What you need to do →
Can you write out all the lines word for word, with no pictures?

### Data segment

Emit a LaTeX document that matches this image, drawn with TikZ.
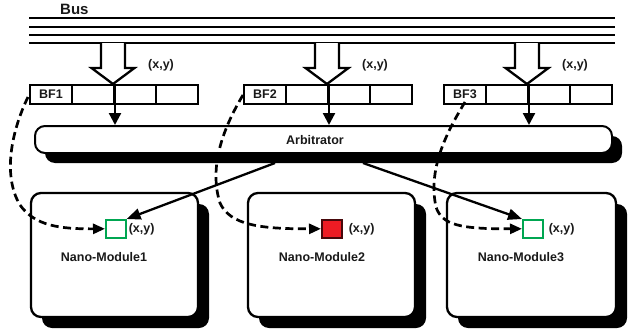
\documentclass[tikz,border=0pt]{standalone}
\usepackage{fontspec}
\setmainfont{Liberation Sans}
\usetikzlibrary{arrows.meta,shadows}
\definecolor{sqgreen}{RGB}{0,166,81}
\definecolor{sqred}{RGB}{237,28,36}
\begin{document}
\begin{tikzpicture}[x=1pt,y=-1pt,
  txt/.style={font=\fontsize{12.5}{14}\selectfont\bfseries, inner sep=0pt, text=black!90},
  cell/.style={draw, line width=2pt, minimum width=42pt, minimum height=19pt, inner sep=0pt, anchor=north west, fill=white},
  busline/.style={line width=2.8pt},
  hollow/.style={draw, fill=white, line width=2.3pt, line join=miter},
  feed/.style={line width=2.3pt, -{Triangle[length=12pt,width=12pt]}},
  solidarr/.style={line width=2.3pt, -{Triangle[length=14pt,width=11pt]}},
  dasharr/.style={line width=2.7pt, dash pattern=on 8pt off 4.5pt, -{Triangle[length=12pt,width=10pt]}},
  box/.style={draw, fill=white, rounded corners=10pt, inner sep=0pt, line width=2.3pt,
    drop shadow={shadow xshift=11pt, shadow yshift=-11pt, fill=black, opacity=1}},
  arbbox/.style={draw, fill=white, rounded corners=10pt, inner sep=0pt, line width=2pt,
    drop shadow={shadow xshift=10pt, shadow yshift=-10pt, fill=black, opacity=1}},
  sq/.style={draw, line width=1.6pt, minimum width=20pt, minimum height=18pt, inner sep=0pt, anchor=north west}
]
\useasboundingbox (0,0) rectangle (629,332);

% Bus
\node[txt, font=\fontsize{15}{17}\selectfont\bfseries, anchor=west] (bus) at (60,9) {Bus};
\foreach \yy in {18,27,35,43} \draw[busline] (29,\yy) -- (615,\yy);

% Arbitrator
\node[arbbox, minimum width=577pt, minimum height=27pt] (arb) at (323.5,139.5) {};
\node[txt] (arbt) at (315,140) {Arbitrator};

% Buffers and hollow arrows
\foreach \b/\x in {1/29,2/243,3/443} {
  \foreach \i in {0,...,3} \node[cell] (b\b c\i) at ({\x+42*\i},84) {};
  \node[txt] (bt\b) at (b\b c0) {BF\b};
  \pgfmathsetmacro{\c}{\x+84}
  \draw[hollow] ({\c-12},43) -- ({\c-12},68) -- ({\c-21.5},68) -- (\c,84) -- ({\c+21.5},68) -- ({\c+12},68) -- ({\c+12},43);
  \node[txt, anchor=west] (xy\b) at ({\x+119},65) {(x,y)};
  \draw[feed] (b\b c1.north east) -- (b\b c1.north east |- arb.north);
}

% Modules
\node[box, minimum width=167pt, minimum height=124pt] (m1) at (114.5,255) {};
\node[box, minimum width=167pt, minimum height=124pt] (m2) at (331.5,255) {};
\node[box, minimum width=169pt, minimum height=124pt] (m3) at (531.5,255) {};
\node[txt] (m1t) at (104,257) {Nano-Module1};
\node[txt] (m2t) at (322,257) {Nano-Module2};
\node[txt] (m3t) at (521,257) {Nano-Module3};

% Squares
\node[sq, draw=sqgreen, fill=white] (s1) at (105,219) {};
\node[sq, draw=black!70!sqred, fill=sqred] (s2) at (321,219) {};
\node[sq, draw=sqgreen, fill=white] (s3) at (522,219) {};
\node[txt, anchor=west] (s1t) at ([xshift=2pt]s1.east) {(x,y)};
\node[txt, anchor=west] (s2t) at ([xshift=6pt]s2.east) {(x,y)};
\node[txt, anchor=west] (s3t) at ([xshift=5pt]s3.east) {(x,y)};

% Arbitrator to modules
\coordinate (a1) at (275,163);
\coordinate (a3) at (363,163);
\draw[solidarr] (a1) -- (s1.north east);
\draw[solidarr] (a3) -- (s3.north west);

% Dashed curves from buffers
\coordinate (d1) at (28,97);
\coordinate (d2) at (243,95);
\coordinate (d3) at (465,102);
\draw[dasharr] (d1) .. controls (12,130) and (2,175) .. (20,205) .. controls (35,226) and (60,229) .. (s1.west);
\draw[dasharr] (d2) .. controls (225,125) and (208,165) .. (220,203) .. controls (230,225) and (260,229) .. (s2.west);
\draw[dasharr] (d3) .. controls (445,135) and (428,170) .. (436,207) .. controls (442,225) and (460,229) .. (s3.west);
\end{tikzpicture}
\end{document}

######

Answer →
Emit a LaTeX document that matches this image, drawn with TikZ.
\documentclass[tikz,border=0pt]{standalone}
\usepackage{fontspec}
\setmainfont{Liberation Sans}
\usetikzlibrary{arrows.meta,shadows}
\definecolor{sqgreen}{RGB}{0,166,81}
\definecolor{sqred}{RGB}{237,28,36}
\begin{document}
\begin{tikzpicture}[x=1pt,y=-1pt,
  txt/.style={font=\fontsize{12.5}{14}\selectfont\bfseries, inner sep=0pt, text=black!90},
  cell/.style={draw, line width=2pt, minimum width=42pt, minimum height=19pt, inner sep=0pt, anchor=north west, fill=white},
  busline/.style={line width=2.8pt},
  hollow/.style={draw, fill=white, line width=2.3pt, line join=miter},
  feed/.style={line width=2.3pt, -{Triangle[length=12pt,width=12pt]}},
  solidarr/.style={line width=2.3pt, -{Triangle[length=14pt,width=11pt]}},
  dasharr/.style={line width=2.7pt, dash pattern=on 8pt off 4.5pt, -{Triangle[length=12pt,width=10pt]}},
  box/.style={draw, fill=white, rounded corners=10pt, inner sep=0pt, line width=2.3pt,
    drop shadow={shadow xshift=11pt, shadow yshift=-11pt, fill=black, opacity=1}},
  arbbox/.style={draw, fill=white, rounded corners=10pt, inner sep=0pt, line width=2pt,
    drop shadow={shadow xshift=10pt, shadow yshift=-10pt, fill=black, opacity=1}},
  sq/.style={draw, line width=1.6pt, minimum width=20pt, minimum height=18pt, inner sep=0pt, anchor=north west}
]
\useasboundingbox (0,0) rectangle (629,332);

% Bus
\node[txt, font=\fontsize{15}{17}\selectfont\bfseries, anchor=west] (bus) at (60,9) {Bus};
\foreach \yy in {18,27,35,43} \draw[busline] (29,\yy) -- (615,\yy);

% Arbitrator
\node[arbbox, minimum width=577pt, minimum height=27pt] (arb) at (323.5,139.5) {};
\node[txt] (arbt) at (315,140) {Arbitrator};

% Buffers and hollow arrows
\foreach \b/\x in {1/29,2/243,3/443} {
  \foreach \i in {0,...,3} \node[cell] (b\b c\i) at ({\x+42*\i},84) {};
  \node[txt] (bt\b) at (b\b c0) {BF\b};
  \pgfmathsetmacro{\c}{\x+84}
  \draw[hollow] ({\c-12},43) -- ({\c-12},68) -- ({\c-21.5},68) -- (\c,84) -- ({\c+21.5},68) -- ({\c+12},68) -- ({\c+12},43);
  \node[txt, anchor=west] (xy\b) at ({\x+119},65) {(x,y)};
  \draw[feed] (b\b c1.north east) -- (b\b c1.north east |- arb.north);
}

% Modules
\node[box, minimum width=167pt, minimum height=124pt] (m1) at (114.5,255) {};
\node[box, minimum width=167pt, minimum height=124pt] (m2) at (331.5,255) {};
\node[box, minimum width=169pt, minimum height=124pt] (m3) at (531.5,255) {};
\node[txt] (m1t) at (104,257) {Nano-Module1};
\node[txt] (m2t) at (322,257) {Nano-Module2};
\node[txt] (m3t) at (521,257) {Nano-Module3};

% Squares
\node[sq, draw=sqgreen, fill=white] (s1) at (105,219) {};
\node[sq, draw=black!70!sqred, fill=sqred] (s2) at (321,219) {};
\node[sq, draw=sqgreen, fill=white] (s3) at (522,219) {};
\node[txt, anchor=west] (s1t) at ([xshift=2pt]s1.east) {(x,y)};
\node[txt, anchor=west] (s2t) at ([xshift=6pt]s2.east) {(x,y)};
\node[txt, anchor=west] (s3t) at ([xshift=5pt]s3.east) {(x,y)};

% Arbitrator to modules
\coordinate (a1) at (275,163);
\coordinate (a3) at (363,163);
\draw[solidarr] (a1) -- (s1.north east);
\draw[solidarr] (a3) -- (s3.north west);

% Dashed curves from buffers
\coordinate (d1) at (28,97);
\coordinate (d2) at (243,95);
\coordinate (d3) at (465,102);
\draw[dasharr] (d1) .. controls (12,130) and (2,175) .. (20,205) .. controls (35,226) and (60,229) .. (s1.west);
\draw[dasharr] (d2) .. controls (225,125) and (208,165) .. (220,203) .. controls (230,225) and (260,229) .. (s2.west);
\draw[dasharr] (d3) .. controls (445,135) and (428,170) .. (436,207) .. controls (442,225) and (460,229) .. (s3.west);
\end{tikzpicture}
\end{document}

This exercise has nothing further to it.